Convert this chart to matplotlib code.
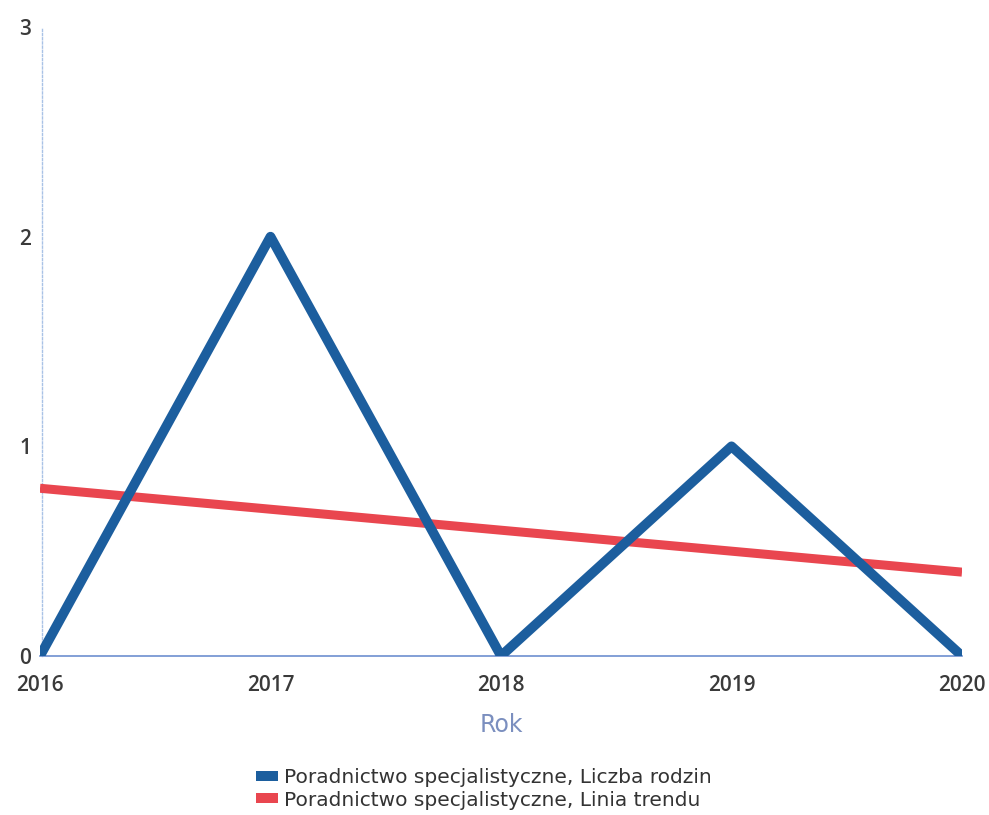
import matplotlib
matplotlib.use("Agg")
import matplotlib.pyplot as plt
from matplotlib.patches import Patch

years = [2016, 2017, 2018, 2019, 2020]
families = [0, 2, 0, 1, 0]
trend = [0.8, 0.7, 0.6, 0.5, 0.4]
yticks = [0, 1, 2, 3]

fig = plt.figure(figsize=(9.89, 8.15), dpi=100)
ax = fig.add_axes([40/989, (815-656)/815, (962-40)/989, (656-27)/815])

blue = "#1c5e9e"
red = "#e9464f"
ax.plot(years, trend, color=red, lw=6.5, solid_capstyle="butt", zorder=3)
ax.plot(years, families, color=blue, lw=7, solid_joinstyle="round", solid_capstyle="butt", zorder=4)

for s in ["top", "right"]:
    ax.spines[s].set_visible(False)
ax.spines["left"].set_position(("data", 2016.01))
ax.spines["left"].set_color("#a9c2e6")
ax.spines["left"].set_linestyle((0, (1.5, 1.5)))
ax.spines["left"].set_linewidth(1)
ax.spines["bottom"].set_color("#6d8fd0")
ax.spines["bottom"].set_linewidth(1.2)

ax.set_xlim(2016, 2020)
ax.set_ylim(0, 3)
ax.set_xticks(years)
ax.set_yticks(yticks)
ax.tick_params(length=0)
ax.tick_params(axis="y", pad=8)
ax.tick_params(axis="x", pad=14)
for lab in ax.get_xticklabels() + ax.get_yticklabels():
    lab.set_fontfamily("Open Sans")
    lab.set_fontweight("semibold")
    lab.set_fontsize(15)
    lab.set_color("#3a3a3a")

ax.set_xlabel("Rok", fontsize=17, color="#7b8fbf", family="DejaVu Sans", labelpad=12)

handles = [Patch(facecolor=blue, edgecolor="none"),
           Patch(facecolor=red, edgecolor="none")]
labels = ["Poradnictwo specjalistyczne, Liczba rodzin",
          "Poradnictwo specjalistyczne, Linia trendu"]
fig.legend(handles, labels, loc="center", bbox_to_anchor=(484/989, 1-789/815),
           frameon=False, prop={"family": "DejaVu Sans", "size": 14.5},
           handlelength=1.1, handleheight=0.4, handletextpad=0.3, labelspacing=0.15,
           labelcolor="#333333")

fig.savefig("out.png", dpi=100)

- _Exercise_
Reproduce every line above as written, skipping pictures.

- _Result_
Convert this chart to matplotlib code.
import matplotlib
matplotlib.use("Agg")
import matplotlib.pyplot as plt
from matplotlib.patches import Patch

years = [2016, 2017, 2018, 2019, 2020]
families = [0, 2, 0, 1, 0]
trend = [0.8, 0.7, 0.6, 0.5, 0.4]
yticks = [0, 1, 2, 3]

fig = plt.figure(figsize=(9.89, 8.15), dpi=100)
ax = fig.add_axes([40/989, (815-656)/815, (962-40)/989, (656-27)/815])

blue = "#1c5e9e"
red = "#e9464f"
ax.plot(years, trend, color=red, lw=6.5, solid_capstyle="butt", zorder=3)
ax.plot(years, families, color=blue, lw=7, solid_joinstyle="round", solid_capstyle="butt", zorder=4)

for s in ["top", "right"]:
    ax.spines[s].set_visible(False)
ax.spines["left"].set_position(("data", 2016.01))
ax.spines["left"].set_color("#a9c2e6")
ax.spines["left"].set_linestyle((0, (1.5, 1.5)))
ax.spines["left"].set_linewidth(1)
ax.spines["bottom"].set_color("#6d8fd0")
ax.spines["bottom"].set_linewidth(1.2)

ax.set_xlim(2016, 2020)
ax.set_ylim(0, 3)
ax.set_xticks(years)
ax.set_yticks(yticks)
ax.tick_params(length=0)
ax.tick_params(axis="y", pad=8)
ax.tick_params(axis="x", pad=14)
for lab in ax.get_xticklabels() + ax.get_yticklabels():
    lab.set_fontfamily("Open Sans")
    lab.set_fontweight("semibold")
    lab.set_fontsize(15)
    lab.set_color("#3a3a3a")

ax.set_xlabel("Rok", fontsize=17, color="#7b8fbf", family="DejaVu Sans", labelpad=12)

handles = [Patch(facecolor=blue, edgecolor="none"),
           Patch(facecolor=red, edgecolor="none")]
labels = ["Poradnictwo specjalistyczne, Liczba rodzin",
          "Poradnictwo specjalistyczne, Linia trendu"]
fig.legend(handles, labels, loc="center", bbox_to_anchor=(484/989, 1-789/815),
           frameon=False, prop={"family": "DejaVu Sans", "size": 14.5},
           handlelength=1.1, handleheight=0.4, handletextpad=0.3, labelspacing=0.15,
           labelcolor="#333333")

fig.savefig("out.png", dpi=100)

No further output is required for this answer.